Maduro, who has faced months of protests over the country's economic collapse and his consolidation of power, made a show of force Thursday, appearing on state television with soldiers and vowing to combat "traitors."
"Something good came from evil, which is loyalty, in full combat," Maduro said. "The time has come to defend the right to peace."
The streets of the capital Caracas appeared to have settled Thursday after two days of clashes between security forces still loyal to Maduro and supporters of Juan Guaidó, the leader of the opposition controlled-National Assembly who was sworn in as interim president by that body in January. The U.S. and 53 other countries, including neighbors Colombia and Brazil, have recognized Guaidó as the country's legitimate leader and urged Maduro to exit.
On Tuesday, that seemed likely. Guaidó appeared in a predawn video with opposition leader Leopoldo Lopez, who had been under house arrest, saying their push to oust Maduro had entered its "final phase." They called for an uprising in the streets and said they had the support of some of Maduro's key aides.
In particular, three senior officials -- Defense Minister Vladimir Padrino Lopez, Presidential Guard chief Ivan Hernandez Dala, and Supreme Court chief justice Maikel Moreno -- were in talks with Guaidó's supporters to declare their allegiance to the constitution, according to U.S. officials. Maduro himself was prepared to depart the country and fly to Cuba, his airplane ready on the tarmac, according to U.S. Secretary of State Mike Pompeo, who blamed Russia for a last-minute intervention that caused Maduro to stay.
But at the end of the day, none of that had come to pass.
Instead of joining demonstrators, security forces met them with force. Dozens were injured after an armored vehicle plowed through a crowd and rubber bullets and tear gas were used to disperse demonstrations.
A second day of protests on Wednesday met the same fate. Thousands marched through Caracas, many in support of Guaidó and some in support of Maduro.

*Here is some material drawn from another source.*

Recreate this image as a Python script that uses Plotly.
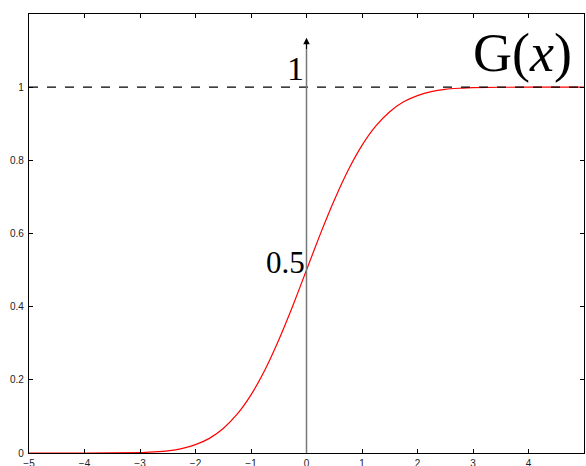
import plotly.graph_objects as go

# values
x_vals = [-5, -4, -3, -2.75, -2.5, -2.25, -2, -1.75, -1.5, -1.25, -1, -0.75, -0.5, -0.25,
          0, 0.25, 0.5, 0.75, 1, 1.25, 1.5, 1.75, 2, 2.25, 2.5, 2.75, 3, 4, 5]
g_vals = [0, 0, 0.001, 0.003, 0.006, 0.012, 0.023, 0.04, 0.067, 0.106, 0.159, 0.227, 0.309, 0.401,
          0.5, 0.599, 0.691, 0.773, 0.841, 0.894, 0.933, 0.96, 0.977, 0.988, 0.994, 0.997, 0.999, 1, 1]

x_ticks = [-5, -4, -3, -2, -1, 0, 1, 2, 3, 4, 5]
y_ticks = [0, 0.2, 0.4, 0.6, 0.8, 1]
y_tick_text = ["0", "0.2", "0.4", "0.6", "0.8", "1"]

fig = go.Figure()
fig.add_trace(go.Scatter(
    x=x_vals, y=g_vals, mode="lines",
    line=dict(color="red", width=1.2, shape="spline", smoothing=0.6),
    showlegend=False, hoverinfo="skip"
))

# dashed asymptote at 1 and the vertical axis arrow at x=0
fig.add_shape(type="line", x0=-5, x1=5, y0=1, y1=1, xref="x", yref="y",
              line=dict(color="black", width=1.2, dash="dash"))
fig.add_shape(type="line", x0=0, x1=0, y0=0, y1=1.12, xref="x", yref="y",
              line=dict(color="#777777", width=1.5))
fig.add_annotation(x=0, y=1.135, ax=0, ay=1.10, xref="x", yref="y", axref="x", ayref="y",
                   text="", showarrow=True, arrowhead=2, arrowsize=1.3, arrowwidth=1,
                   arrowcolor="black")

serif = "Liberation Serif"
fig.add_annotation(x=-0.01, y=1.05, xref="x", yref="y", text="1", showarrow=False,
                   xanchor="right", yanchor="middle", font=dict(family=serif, size=34, color="black"))
fig.add_annotation(x=0.01, y=0.52, xref="x", yref="y", text="0.5", showarrow=False,
                   xanchor="right", yanchor="middle", font=dict(family=serif, size=31, color="black"))
fig.add_annotation(x=4.82, y=1.093, xref="x", yref="y", text="G(<i>x</i>)", showarrow=False,
                   xanchor="right", yanchor="middle", font=dict(family=serif, size=54, color="black"))

axis_common = dict(
    showgrid=False, zeroline=False, showline=True, linecolor="black", linewidth=1.3,
    mirror="ticks", ticks="inside", ticklen=4, tickcolor="black", tickwidth=1,
    tickfont=dict(family="Liberation Sans", size=10, color="#222222"),
    automargin=False,
)
fig.update_xaxes(range=[-5, 5], tickvals=x_ticks, ticklabelstandoff=1, **axis_common)
fig.update_yaxes(range=[0, 1.2], tickvals=y_ticks, ticktext=y_tick_text, ticklabelstandoff=2,
                 **axis_common)

fig.update_layout(
    width=586, height=466, autosize=False,
    margin=dict(l=29, r=2, t=14, b=13, autoexpand=False),
    plot_bgcolor="white", paper_bgcolor="white",
)

fig.write_html("out.html", config={"displayModeBar": False},
               post_script="document.body.style.margin='0px';")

Security forces again clashed with opposition protests, but there were no major defections.
Although the chief of Venezuela's intelligence service abandoned Maduro, the majority of his senior officials did not -- especially Padrino, who has made multiple appearances in support of Maduro.
Lopez went into hiding at the Spanish embassy with his family in Caracas, while Guaido was not seen on Thursday.
The top Trump administration officials met at the White House Wednesday to consider next steps. Pompeo, National Security Advisor John Bolton, acting Defense Secretary Patrick Shanahan, and chairman of the Joint Chiefs of Staff Gen. Joseph Dunford convened a meeting -- although it's unclear what, if any, decisions were reached.
Bolton has warned that "all options" remain on the table, setting a red line over Guaidó's protection: "We want a peaceful transfer of power, but we are not going to see Guaidó mistreated by this regime," he told MSNBC Wednesday.
But senior Pentagon officials have seemed to shoot down the prospect of any use of American force. Kathryn Wheelbarger, acting Assistant Secretary of Defense for International Security Affairs, told Congress Wednesday that the department was not preparing for a military conflict in Venezuela: "We of course always review available options and plan for contingencies, but in this case we have not been given sort of orders that you're discussing," she told one Congressman.
Diplomacy, instead, is still in the lead. Pompeo spoke to Russian Foreign Minister Sergei Lavrov Wednesday to urge the Russian government to end its support of Maduro. The Russian Foreign Ministry in turn blamed the U.S. for an "illegal" intervention in Venezuela's domestic affairs.